Plotting code records
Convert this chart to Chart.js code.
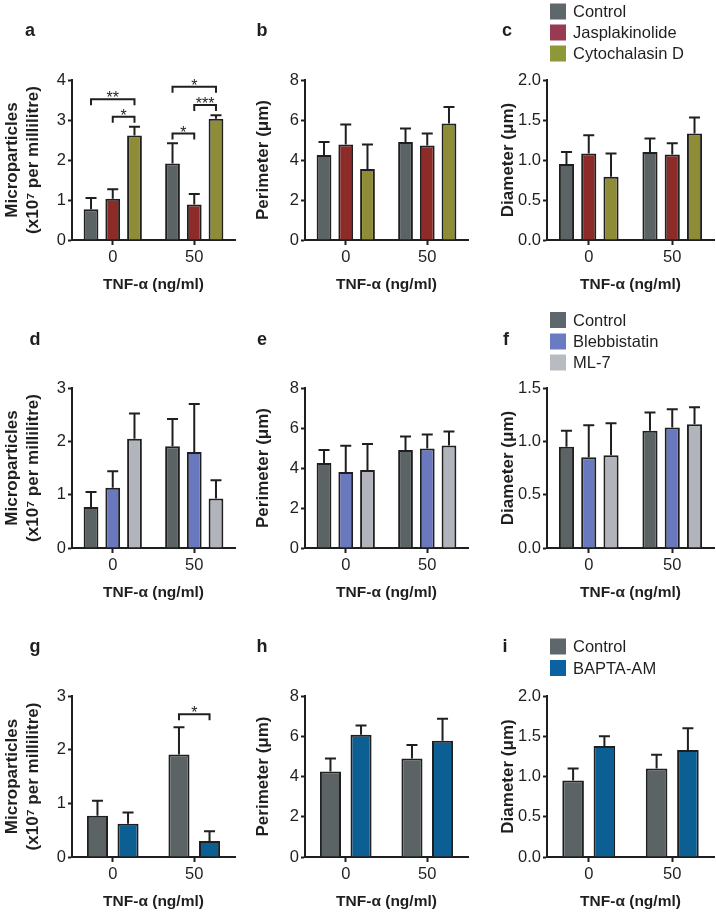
<!DOCTYPE html>
<html><head><meta charset="utf-8">
<script src="https://cdn.jsdelivr.net/npm/chart.js@4.4.1/dist/chart.umd.min.js"></script>
<style>
html,body{margin:0;padding:0;background:#fff;}
body{width:716px;height:914px;position:relative;overflow:hidden;}
canvas{position:absolute;}
</style></head><body>
<canvas id="pa" width="240" height="300" style="left:0px;top:0px"></canvas>
<canvas id="pb" width="236" height="300" style="left:240px;top:0px"></canvas>
<canvas id="pc" width="240" height="300" style="left:476px;top:0px"></canvas>
<canvas id="pd" width="240" height="305" style="left:0px;top:300px"></canvas>
<canvas id="pe" width="236" height="305" style="left:240px;top:300px"></canvas>
<canvas id="pf" width="240" height="305" style="left:476px;top:300px"></canvas>
<canvas id="pg" width="240" height="309" style="left:0px;top:605px"></canvas>
<canvas id="ph" width="236" height="309" style="left:240px;top:605px"></canvas>
<canvas id="pi" width="240" height="309" style="left:476px;top:605px"></canvas>
<script>
// ---------- DATA ----------
const categories = ['0', '50'];
const xTitle = 'TNF-\u03B1 (ng/ml)';
const mpTitle = ['Microparticles', '(x10\u2077 per millilitre)'];
const perTitle = 'Perimeter (\u03BCm)';
const diaTitle = 'Diameter (\u03BCm)';

const seriesNames1 = ['Control', 'Jasplakinolide', 'Cytochalasin D'];
const seriesNames2 = ['Control', 'Blebbistatin', 'ML-7'];
const seriesNames3 = ['Control', 'BAPTA-AM'];

// Microparticles (x10^7 per millilitre): means and upper error
const mpControl = [0.77, 1.91];  const mpControlErr = [0.28, 0.51];
const mpJasp    = [1.03, 0.89];  const mpJaspErr    = [0.24, 0.26];
const mpCyto    = [2.61, 3.03];  const mpCytoErr    = [0.22, 0.09];
const mpBleb    = [1.13, 1.80];  const mpBlebErr    = [0.31, 0.90];
const mpML7     = [2.05, 0.93];  const mpML7Err     = [0.47, 0.34];
const mpBapta   = [0.62, 0.30];  const mpBaptaErr   = [0.21, 0.18];
// Perimeter (um)
const perControl = [4.25, 4.90]; const perControlErr = [0.65, 0.67];
const perJasp    = [4.77, 4.73]; const perJaspErr    = [1.01, 0.59];
const perCyto    = [3.55, 5.82]; const perCytoErr    = [1.23, 0.83];
const perBleb    = [3.80, 4.97]; const perBlebErr    = [1.31, 0.70];
const perML7     = [3.90, 5.13]; const perML7Err     = [1.30, 0.69];
const perBapta   = [6.07, 5.78]; const perBaptaErr   = [0.47, 1.09];
// Diameter (um)
const diaControl = [0.95, 1.10]; const diaControlErr = [0.15, 0.17];
const diaJasp    = [1.08, 1.07]; const diaJaspErr    = [0.23, 0.14];
const diaCyto    = [0.79, 1.33]; const diaCytoErr    = [0.29, 0.20];
const diaBleb    = [0.85, 1.13]; const diaBlebErr    = [0.30, 0.17];
const diaML7     = [0.87, 1.16]; const diaML7Err     = [0.30, 0.16];
const diaBapta   = [1.38, 1.33]; const diaBaptaErr   = [0.12, 0.27];

// Tick values
const ticksMP4 = [0, 1, 2, 3, 4];
const ticksMP3 = [0, 1, 2, 3];
const ticksPer = [0, 2, 4, 6, 8];
const ticksDia2 = [0, 0.5, 1.0, 1.5, 2.0];
const ticksDia15 = [0, 0.5, 1.0, 1.5];

// Significance brackets: group index, from series, to series, height, label
const sigAGroup = [0, 0, 1, 1, 1];
const sigAFrom  = [0, 1, 0, 1, 0];
const sigATo    = [2, 2, 2, 2, 1];
const sigAY     = [3.52, 3.08, 3.83, 3.375, 2.66];
const sigALabel = ['**', '*', '*', '***', '*'];
const sigGGroup = [1];
const sigGFrom  = [0];
const sigGTo    = [1];
const sigGY     = [2.66];
const sigGLabel = ['*'];

// ---------- STYLE ----------
const FONT = '"Liberation Sans", Arial, Helvetica, "DejaVu Sans", sans-serif';
const INK = '#1f1f1f';
const barColors = {Control:'#5b6365', Jasplakinolide:'#8c2b27', 'Cytochalasin D':'#8e8c37',
  Blebbistatin:'#6a78bd', 'ML-7':'#b1b5bb', 'BAPTA-AM':'#0c5f92'};
const legendColors = {Control:'#5e676b', Jasplakinolide:'#973b53', 'Cytochalasin D':'#8f9838',
  Blebbistatin:'#6b7bc2', 'ML-7':'#b8bcc2', 'BAPTA-AM':'#0a62a3'};

const canvasX = [0, 240, 476], canvasW = [240, 236, 240];
const canvasY = [0, 300, 605], canvasH = [300, 305, 309];
const chartLeft = [72, 305, 547], chartRight = [235, 468, 714];
const chartTop = [80, 388, 696], chartBottom = [240, 548, 857];
const yTitleCenter = [12, 263, 508];
const X_AXIS_H = 54;

const overlay = {
  id: 'overlay',
  afterDatasetsDraw(chart, args, o) {
    const ctx = chart.ctx, ys = chart.scales.y;
    ctx.save();
    ctx.strokeStyle = INK; ctx.lineWidth = 2; ctx.lineCap = 'butt';
    chart.data.datasets.forEach((ds, di) => {
      const meta = chart.getDatasetMeta(di);
      meta.data.forEach((bar, i) => {
        const y0 = ys.getPixelForValue(ds.data[i]);
        const y1 = ys.getPixelForValue(ds.data[i] + ds.errors[i]);
        ctx.beginPath();
        ctx.moveTo(bar.x, y0); ctx.lineTo(bar.x, y1);
        ctx.moveTo(bar.x - o.cap / 2, y1); ctx.lineTo(bar.x + o.cap / 2, y1);
        ctx.stroke();
      });
    });
    if (o.sig) {
      const s = o.sig;
      ctx.lineJoin = 'miter';
      for (let k = 0; k < s.group.length; k++) {
        const x1 = chart.getDatasetMeta(s.from[k]).data[s.group[k]].x;
        const x2 = chart.getDatasetMeta(s.to[k]).data[s.group[k]].x;
        const yb = ys.getPixelForValue(s.y[k]);
        ctx.beginPath();
        ctx.moveTo(x1, yb + 6); ctx.lineTo(x1, yb); ctx.lineTo(x2, yb); ctx.lineTo(x2, yb + 6);
        ctx.stroke();
        ctx.fillStyle = INK;
        ctx.font = '16px ' + FONT;
        ctx.textAlign = 'center'; ctx.textBaseline = 'alphabetic';
        ctx.fillText(s.label[k], (x1 + x2) / 2, yb + 4);
      }
    }
    ctx.restore();
  },
  afterDraw(chart, args, o) {
    const ctx = chart.ctx;
    ctx.save();
    ctx.fillStyle = INK;
    ctx.font = 'bold 18px ' + FONT;
    ctx.textAlign = 'center'; ctx.textBaseline = 'alphabetic';
    ctx.fillText(o.label, o.labelX, o.labelY);
    if (o.legend) {
      ctx.font = '16.5px ' + FONT;
      ctx.textAlign = 'left'; ctx.textBaseline = 'middle';
      o.legend.forEach((name, i) => {
        const cy = o.legendY[i];
        ctx.fillStyle = legendColors[name];
        ctx.fillRect(74, cy - 8, 16, 16);
        ctx.fillStyle = INK;
        ctx.fillText(name, 97, cy + 1);
      });
    }
    ctx.restore();
  }
};

function makePanel(id, col, row, names, values, errors, yTicks, yTitle, decimals, label, labelPos, legendY, sig) {
  const nBars = names.length;
  const datasets = names.map((n, i) => ({
    label: n, data: values[i], errors: errors[i],
    backgroundColor: barColors[n], borderColor: INK, borderWidth: 2,
    borderSkipped: 'start',
    categoryPercentage: nBars === 3 ? 0.8 : 0.75,
    barPercentage: nBars === 3 ? 0.68 : 0.69
  }));
  const lh = 1.24, tf = 17;
  const titlePadTop = yTitleCenter[col] - canvasX[col] - tf * lh / 2;
  new Chart(document.getElementById(id), {
    type: 'bar',
    data: { labels: categories, datasets },
    plugins: [overlay],
    options: {
      responsive: false, animation: false, events: [],
      layout: { padding: {
        left: 0,
        right: canvasW[col] - (chartRight[col] - canvasX[col]),
        top: chartTop[row] - canvasY[row],
        bottom: canvasH[row] - (chartBottom[row] - canvasY[row]) - X_AXIS_H
      }},
      plugins: {
        legend: { display: false }, tooltip: { enabled: false },
        overlay: { label, labelX: labelPos[0] - canvasX[col], labelY: labelPos[1] - canvasY[row],
          legend: legendY ? names : null, legendY, cap: 11, sig }
      },
      scales: {
        x: {
          offset: true,
          grid: { display: true, drawOnChartArea: false, drawTicks: true, tickLength: 5,
                  offset: false, tickColor: INK, tickWidth: 2, color: INK },
          border: { display: true, color: INK, width: 2 },
          ticks: { color: INK, padding: 3, font: { family: FONT, size: 16.5 } },
          title: { display: true, text: xTitle, color: INK, padding: { top: 0, bottom: 0 },
                   font: { family: FONT, size: 15.5, weight: 'bold', lineHeight: 1.2 } },
          afterFit: s => { s.height = X_AXIS_H; }
        },
        y: {
          min: yTicks[0], max: yTicks[yTicks.length - 1],
          afterBuildTicks: s => { s.ticks = yTicks.map(v => ({ value: v })); },
          grid: { display: true, drawOnChartArea: false, drawTicks: true, tickLength: 4,
                  tickColor: INK, tickWidth: 2, color: INK },
          border: { display: true, color: INK, width: 2 },
          ticks: { color: INK, padding: 2, font: { family: FONT, size: 16.5 },
                   callback: v => Number(v).toFixed(decimals) },
          title: { display: true, text: yTitle, color: INK, padding: { top: titlePadTop, bottom: 0 },
                   font: { family: FONT, size: tf, weight: 'bold', lineHeight: lh } },
          afterFit: s => { s.width = chartLeft[col] - canvasX[col]; }
        }
      }
    }
  });
}

const sigA = { group: sigAGroup, from: sigAFrom, to: sigATo, y: sigAY, label: sigALabel };
const sigG = { group: sigGGroup, from: sigGFrom, to: sigGTo, y: sigGY, label: sigGLabel };

makePanel('pa', 0, 0, seriesNames1, [mpControl, mpJasp, mpCyto], [mpControlErr, mpJaspErr, mpCytoErr],
  ticksMP4, mpTitle, 0, 'a', [30, 36], null, sigA);
makePanel('pb', 1, 0, seriesNames1, [perControl, perJasp, perCyto], [perControlErr, perJaspErr, perCytoErr],
  ticksPer, perTitle, 0, 'b', [262, 36], null, null);
makePanel('pc', 2, 0, seriesNames1, [diaControl, diaJasp, diaCyto], [diaControlErr, diaJaspErr, diaCytoErr],
  ticksDia2, diaTitle, 1, 'c', [507, 36], [11.5, 32.5, 53.5], null);
makePanel('pd', 0, 1, seriesNames2, [mpControl, mpBleb, mpML7], [mpControlErr, mpBlebErr, mpML7Err],
  ticksMP3, mpTitle, 0, 'd', [35, 345], null, null);
makePanel('pe', 1, 1, seriesNames2, [perControl, perBleb, perML7], [perControlErr, perBlebErr, perML7Err],
  ticksPer, perTitle, 0, 'e', [262, 345], null, null);
makePanel('pf', 2, 1, seriesNames2, [diaControl, diaBleb, diaML7], [diaControlErr, diaBlebErr, diaML7Err],
  ticksDia15, diaTitle, 1, 'f', [506, 345], [20, 41.5, 62.5], null);
makePanel('pg', 0, 2, seriesNames3, [mpControl, mpBapta], [mpControlErr, mpBaptaErr],
  ticksMP3, mpTitle, 0, 'g', [35, 652], null, sigG);
makePanel('ph', 1, 2, seriesNames3, [perControl, perBapta], [perControlErr, perBaptaErr],
  ticksPer, perTitle, 0, 'h', [262, 652], null, null);
makePanel('pi', 2, 2, seriesNames3, [diaControl, diaBapta], [diaControlErr, diaBaptaErr],
  ticksDia2, diaTitle, 1, 'i', [505, 652], [41.5, 63], null);
</script>
</body></html>
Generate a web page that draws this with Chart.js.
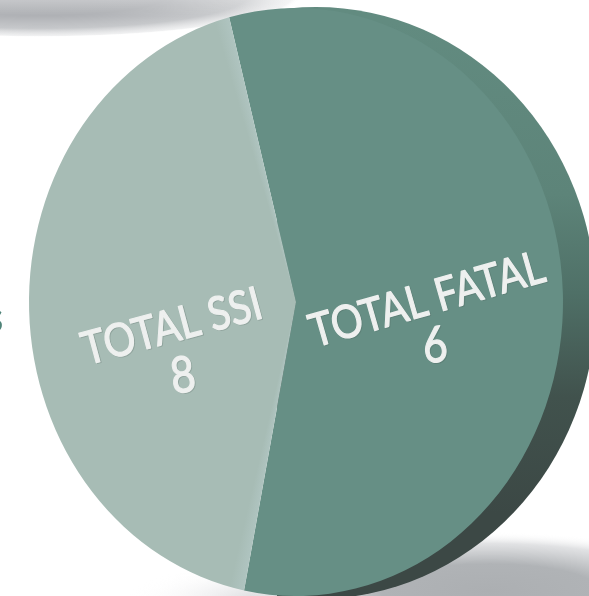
<!DOCTYPE html>
<html><head><meta charset="utf-8">
<style>html,body{margin:0;padding:0;background:#fff;overflow:hidden}canvas{display:block}</style>
<script src="https://cdn.jsdelivr.net/npm/chart.js@4/dist/chart.umd.min.js"></script>
</head><body><canvas id="c" width="589" height="596"></canvas>
<script>
// Printed labels as they appear on the reference
const categories = ["TOTAL FATAL", "TOTAL SSI"];
const printedValues = ["6", "8"];
const sliceValues = [8, 6];
const sliceColors = ["#668f85", "#a7bcb5"];

const FACE = {x: 296, y: 302, rx: 267, ry: 294};
const SIDE = {x: 316, y: 303, rx: 280, ry: 296};
const ROTATION = -14.5;

function softEllipse(ctx, x, y, rx, ry, stops) {
  ctx.save();
  ctx.translate(x, y);
  ctx.scale(1, ry / rx);
  const g = ctx.createRadialGradient(0, 0, 0, 0, 0, rx);
  stops.forEach(s => g.addColorStop(s[0], s[1]));
  ctx.fillStyle = g;
  ctx.beginPath(); ctx.arc(0, 0, rx, 0, Math.PI * 2); ctx.fill();
  ctx.restore();
}

function drawShadows(ctx) {
  softEllipse(ctx, 40, -6, 262, 43, [
    [0, "rgba(172,174,178,1)"], [0.5, "rgba(174,176,180,1)"],
    [0.8, "rgba(192,194,197,0.9)"], [0.97, "rgba(222,223,225,0.45)"],
    [1, "rgba(255,255,255,0)"]]);
  const g = ctx.createLinearGradient(0, 0, 0, 16);
  g.addColorStop(0, "rgba(255,255,255,0.3)");
  g.addColorStop(1, "rgba(255,255,255,0)");
  ctx.fillStyle = g; ctx.fillRect(0, 0, 300, 16);
  softEllipse(ctx, 300, 602, 175, 42, [
    [0, "rgba(190,191,195,1)"], [1, "rgba(255,255,255,0)"]]);
  softEllipse(ctx, 490, 590, 240, 58, [
    [0, "rgba(172,175,178,1)"], [0.45, "rgba(176,179,182,1)"],
    [0.8, "rgba(222,223,225,0.9)"], [1, "rgba(255,255,255,0)"]]);
}

function drawSide(ctx) {
  const g = ctx.createLinearGradient(0, 20, 0, 600);
  g.addColorStop(0, "#628b80");
  g.addColorStop(0.3, "#5d8479");
  g.addColorStop(0.47, "#4f7067");
  g.addColorStop(0.65, "#41524d");
  g.addColorStop(0.85, "#3c4845");
  g.addColorStop(1, "#3c4845");
  ctx.save();
  ctx.beginPath(); ctx.rect(277, 0, 312, 596); ctx.clip();
  ctx.fillStyle = g;
  ctx.beginPath();
  ctx.ellipse(SIDE.x, SIDE.y, SIDE.rx, SIDE.ry, 0, 0, Math.PI * 2);
  ctx.fill();
  ctx.restore();
}

function label(ctx, text, x, y, deg, size, sx) {
  ctx.save();
  ctx.translate(x, y);
  ctx.rotate(deg * Math.PI / 180);
  ctx.scale(sx, 1);
  ctx.font = size + 'px Lato, "Open Sans", sans-serif';
  ctx.textAlign = "center";
  ctx.textBaseline = "middle";
  ctx.lineJoin = "round";
  ctx.fillStyle = ctx.strokeStyle = "rgba(70,80,78,0.22)";
  ctx.lineWidth = 1.2;
  ctx.strokeText(text, 1, 1);
  ctx.fillStyle = ctx.strokeStyle = "#eef0ef";
  ctx.fillText(text, 0, 0);
  ctx.strokeText(text, 0, 0);
  ctx.restore();
}

function sliceFill(c) {
  const color = sliceColors[c.dataIndex];
  if (c.dataIndex !== 1 || !c.chart.chartArea) return color;
  const a = c.chart.chartArea;
  const total = sliceValues[0] + sliceValues[1];
  const span = sliceValues[1] / total;
  const start = (ROTATION - 90 + 360 * sliceValues[0] / total) * Math.PI / 180;
  const g = c.chart.ctx.createConicGradient(start, (a.left + a.right) / 2, (a.top + a.bottom) / 2);
  g.addColorStop(0, "#afc4c0");
  g.addColorStop(0.009, color);
  g.addColorStop(span - 0.009, color);
  g.addColorStop(span, "#afc4c0");
  g.addColorStop(span + 0.001, color);
  g.addColorStop(1, color);
  return g;
}

const ellipsePlugin = {
  id: "ellipse",
  beforeDatasetsDraw(chart) {
    const ctx = chart.ctx;
    drawShadows(ctx);
    drawSide(ctx);
    const a = chart.getDatasetMeta(0).data[0];
    ctx.save();
    ctx.translate(FACE.x, FACE.y);
    ctx.scale(FACE.rx / a.outerRadius, FACE.ry / a.outerRadius);
    ctx.translate(-a.x, -a.y);
  },
  afterDatasetsDraw(chart) {
    const ctx = chart.ctx;
    ctx.restore();
    label(ctx, categories[1], 172, 327, -15, 46, 0.86);
    label(ctx, printedValues[1], 183, 376, -8, 50, 0.85);
    label(ctx, categories[0], 427, 300, -16, 46, 0.86);
    label(ctx, printedValues[0], 435, 346, -6, 50, 0.85);
    ctx.save();
    ctx.font = 'bold 30px Lato, sans-serif';
    ctx.textBaseline = "middle";
    ctx.textAlign = "right";
    ctx.fillStyle = "#4f8378";
    ctx.fillText("S", 3, 322);
    ctx.restore();
  }
};

new Chart(document.getElementById("c"), {
  type: "pie",
  data: {
    labels: categories,
    datasets: [{data: sliceValues, backgroundColor: sliceFill, borderWidth: 0}]
  },
  options: {
    responsive: false,
    animation: false,
    rotation: ROTATION,
    layout: {padding: 0},
    plugins: {legend: {display: false}, tooltip: {enabled: false}}
  },
  plugins: [ellipsePlugin]
});
</script></body></html>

§ **EXERCISE BRIEF**
Repeat, with no pictures, exactly the lines from the one containing "Generate a web" through the one containing "const ROTATION = -14.5;", the first and last included.

§ **WRITTEN ANSWER**
Generate a web page that draws this with Chart.js.
<!DOCTYPE html>
<html><head><meta charset="utf-8">
<style>html,body{margin:0;padding:0;background:#fff;overflow:hidden}canvas{display:block}</style>
<script src="https://cdn.jsdelivr.net/npm/chart.js@4/dist/chart.umd.min.js"></script>
</head><body><canvas id="c" width="589" height="596"></canvas>
<script>
// Printed labels as they appear on the reference
const categories = ["TOTAL FATAL", "TOTAL SSI"];
const printedValues = ["6", "8"];
const sliceValues = [8, 6];
const sliceColors = ["#668f85", "#a7bcb5"];

const FACE = {x: 296, y: 302, rx: 267, ry: 294};
const SIDE = {x: 316, y: 303, rx: 280, ry: 296};
const ROTATION = -14.5;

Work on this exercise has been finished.